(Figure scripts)
<<<<

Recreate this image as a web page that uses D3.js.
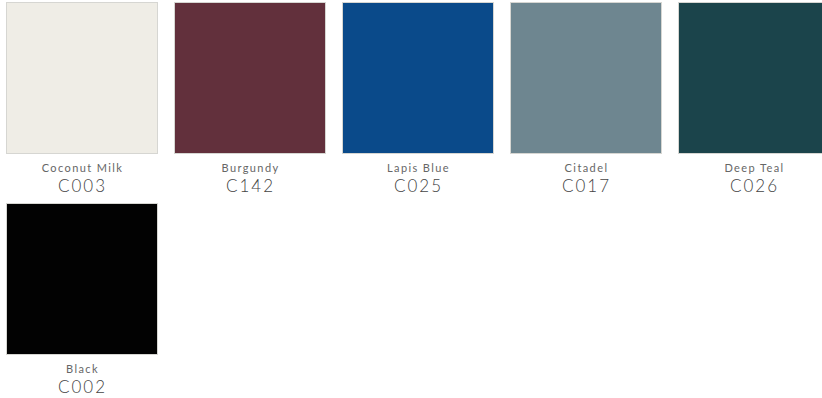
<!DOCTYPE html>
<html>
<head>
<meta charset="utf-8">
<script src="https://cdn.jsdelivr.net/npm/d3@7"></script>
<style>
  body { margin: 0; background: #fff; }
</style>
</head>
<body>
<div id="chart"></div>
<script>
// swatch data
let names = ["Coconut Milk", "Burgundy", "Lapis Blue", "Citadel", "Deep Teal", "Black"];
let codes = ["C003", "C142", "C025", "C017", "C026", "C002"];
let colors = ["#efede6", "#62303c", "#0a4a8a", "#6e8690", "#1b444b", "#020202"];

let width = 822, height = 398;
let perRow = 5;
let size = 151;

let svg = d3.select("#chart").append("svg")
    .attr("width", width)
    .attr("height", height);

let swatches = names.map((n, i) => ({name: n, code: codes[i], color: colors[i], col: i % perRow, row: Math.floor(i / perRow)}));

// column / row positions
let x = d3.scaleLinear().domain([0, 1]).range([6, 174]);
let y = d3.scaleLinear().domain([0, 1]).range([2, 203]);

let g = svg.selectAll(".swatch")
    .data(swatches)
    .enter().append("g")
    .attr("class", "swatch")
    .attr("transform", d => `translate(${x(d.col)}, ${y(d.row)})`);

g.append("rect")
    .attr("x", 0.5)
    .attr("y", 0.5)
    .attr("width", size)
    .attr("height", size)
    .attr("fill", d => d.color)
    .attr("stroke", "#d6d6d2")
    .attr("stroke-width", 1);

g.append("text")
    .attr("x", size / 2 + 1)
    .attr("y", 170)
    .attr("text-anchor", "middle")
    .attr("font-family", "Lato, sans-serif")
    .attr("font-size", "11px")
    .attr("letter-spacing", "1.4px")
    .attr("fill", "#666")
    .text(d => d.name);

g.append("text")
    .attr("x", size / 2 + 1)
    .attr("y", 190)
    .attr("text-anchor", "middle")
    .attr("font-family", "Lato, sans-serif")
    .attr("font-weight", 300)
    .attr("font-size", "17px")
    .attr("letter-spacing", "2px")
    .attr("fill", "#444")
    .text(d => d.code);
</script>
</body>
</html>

>>>>
<<<<

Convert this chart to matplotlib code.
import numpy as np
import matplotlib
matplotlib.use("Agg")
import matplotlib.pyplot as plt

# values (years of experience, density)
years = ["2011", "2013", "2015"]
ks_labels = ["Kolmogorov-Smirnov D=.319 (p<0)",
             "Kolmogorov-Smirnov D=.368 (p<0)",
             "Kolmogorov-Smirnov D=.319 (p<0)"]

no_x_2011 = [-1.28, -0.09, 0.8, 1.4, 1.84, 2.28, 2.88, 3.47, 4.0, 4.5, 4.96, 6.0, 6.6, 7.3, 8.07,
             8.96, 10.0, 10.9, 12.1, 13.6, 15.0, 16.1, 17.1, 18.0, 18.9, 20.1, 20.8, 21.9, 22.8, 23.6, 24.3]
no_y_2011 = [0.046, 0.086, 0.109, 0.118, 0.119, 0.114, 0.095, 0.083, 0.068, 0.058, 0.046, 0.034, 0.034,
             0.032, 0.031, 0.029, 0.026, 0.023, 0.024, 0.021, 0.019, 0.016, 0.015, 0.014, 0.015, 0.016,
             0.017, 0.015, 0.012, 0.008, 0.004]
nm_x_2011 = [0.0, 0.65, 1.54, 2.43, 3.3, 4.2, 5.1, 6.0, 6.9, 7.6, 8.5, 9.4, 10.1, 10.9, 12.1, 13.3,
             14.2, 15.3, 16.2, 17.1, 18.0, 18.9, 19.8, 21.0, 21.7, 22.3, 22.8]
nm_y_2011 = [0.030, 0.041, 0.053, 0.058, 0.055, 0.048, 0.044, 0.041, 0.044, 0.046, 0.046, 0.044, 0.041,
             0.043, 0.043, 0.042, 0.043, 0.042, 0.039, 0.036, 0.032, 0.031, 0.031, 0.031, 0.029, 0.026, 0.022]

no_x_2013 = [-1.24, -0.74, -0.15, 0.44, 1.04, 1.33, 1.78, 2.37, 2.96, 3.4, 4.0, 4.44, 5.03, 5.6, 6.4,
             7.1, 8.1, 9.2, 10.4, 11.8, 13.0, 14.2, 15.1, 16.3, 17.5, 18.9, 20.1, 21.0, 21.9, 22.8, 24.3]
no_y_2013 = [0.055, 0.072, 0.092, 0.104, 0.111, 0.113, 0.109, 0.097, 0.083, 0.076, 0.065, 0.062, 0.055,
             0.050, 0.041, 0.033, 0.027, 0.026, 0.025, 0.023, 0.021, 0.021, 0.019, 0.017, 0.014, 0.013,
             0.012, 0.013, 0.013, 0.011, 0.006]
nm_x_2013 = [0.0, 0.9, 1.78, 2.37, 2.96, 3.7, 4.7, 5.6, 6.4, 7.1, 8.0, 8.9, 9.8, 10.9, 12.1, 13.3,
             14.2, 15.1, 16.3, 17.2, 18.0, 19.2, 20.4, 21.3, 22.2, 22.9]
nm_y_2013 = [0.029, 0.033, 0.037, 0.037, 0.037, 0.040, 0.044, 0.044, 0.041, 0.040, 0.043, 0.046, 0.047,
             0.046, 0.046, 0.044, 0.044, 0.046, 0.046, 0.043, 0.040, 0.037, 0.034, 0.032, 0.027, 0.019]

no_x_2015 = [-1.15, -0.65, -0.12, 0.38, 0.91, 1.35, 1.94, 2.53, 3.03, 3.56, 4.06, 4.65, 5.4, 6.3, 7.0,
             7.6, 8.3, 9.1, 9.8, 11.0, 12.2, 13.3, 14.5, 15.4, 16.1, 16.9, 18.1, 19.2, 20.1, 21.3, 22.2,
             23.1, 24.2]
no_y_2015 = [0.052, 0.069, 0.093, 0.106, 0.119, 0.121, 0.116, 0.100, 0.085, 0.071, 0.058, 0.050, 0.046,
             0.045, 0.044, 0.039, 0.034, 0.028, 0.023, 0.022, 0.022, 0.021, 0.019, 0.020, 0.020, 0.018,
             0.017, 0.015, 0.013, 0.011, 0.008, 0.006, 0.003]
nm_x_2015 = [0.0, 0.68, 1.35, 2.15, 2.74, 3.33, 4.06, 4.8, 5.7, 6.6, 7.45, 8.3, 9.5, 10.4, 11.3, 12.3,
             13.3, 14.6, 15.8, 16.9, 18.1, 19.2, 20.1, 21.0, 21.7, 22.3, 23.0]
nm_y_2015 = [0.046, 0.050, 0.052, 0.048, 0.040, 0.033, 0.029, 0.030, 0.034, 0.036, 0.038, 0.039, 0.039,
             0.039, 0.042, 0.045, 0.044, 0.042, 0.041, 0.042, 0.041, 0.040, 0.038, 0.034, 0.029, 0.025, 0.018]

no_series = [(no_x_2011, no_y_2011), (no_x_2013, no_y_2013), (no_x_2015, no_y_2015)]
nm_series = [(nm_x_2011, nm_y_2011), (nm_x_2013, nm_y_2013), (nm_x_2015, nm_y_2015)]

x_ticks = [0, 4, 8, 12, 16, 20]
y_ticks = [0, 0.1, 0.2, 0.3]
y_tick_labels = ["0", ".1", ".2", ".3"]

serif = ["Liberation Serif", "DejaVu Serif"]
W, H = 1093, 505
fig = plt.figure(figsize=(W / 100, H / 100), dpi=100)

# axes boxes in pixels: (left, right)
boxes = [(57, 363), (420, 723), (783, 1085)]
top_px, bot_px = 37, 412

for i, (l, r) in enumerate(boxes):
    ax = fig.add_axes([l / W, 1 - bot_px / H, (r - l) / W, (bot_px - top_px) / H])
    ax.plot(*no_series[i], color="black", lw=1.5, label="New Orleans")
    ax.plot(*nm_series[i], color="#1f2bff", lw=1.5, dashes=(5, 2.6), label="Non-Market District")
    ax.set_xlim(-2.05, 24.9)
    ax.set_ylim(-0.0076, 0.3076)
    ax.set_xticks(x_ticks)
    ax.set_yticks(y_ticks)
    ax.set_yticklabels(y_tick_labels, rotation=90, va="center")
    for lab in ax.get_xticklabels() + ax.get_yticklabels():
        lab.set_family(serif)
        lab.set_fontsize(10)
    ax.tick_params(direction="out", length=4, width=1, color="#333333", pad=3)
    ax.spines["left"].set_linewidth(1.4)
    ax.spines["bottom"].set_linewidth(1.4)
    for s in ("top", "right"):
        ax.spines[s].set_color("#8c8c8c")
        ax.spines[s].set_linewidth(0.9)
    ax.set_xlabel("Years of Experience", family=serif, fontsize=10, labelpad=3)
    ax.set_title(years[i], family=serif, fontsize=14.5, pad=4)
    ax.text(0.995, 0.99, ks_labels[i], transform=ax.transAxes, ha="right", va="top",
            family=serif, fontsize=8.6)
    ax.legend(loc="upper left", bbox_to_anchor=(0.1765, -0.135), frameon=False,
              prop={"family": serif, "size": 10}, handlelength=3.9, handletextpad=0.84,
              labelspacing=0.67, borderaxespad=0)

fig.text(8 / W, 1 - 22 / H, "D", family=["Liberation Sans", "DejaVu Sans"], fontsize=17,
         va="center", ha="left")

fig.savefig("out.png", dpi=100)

>>>>

▸ PROBLEM REQUIREMENTS:
Output exactly one stretch of the listing: from the line containing "Convert this chart to matplotlib code." through the line containing "import matplotlib.pyplot as plt", both end lines included.

▸ THE ANSWER:
Convert this chart to matplotlib code.
import numpy as np
import matplotlib
matplotlib.use("Agg")
import matplotlib.pyplot as plt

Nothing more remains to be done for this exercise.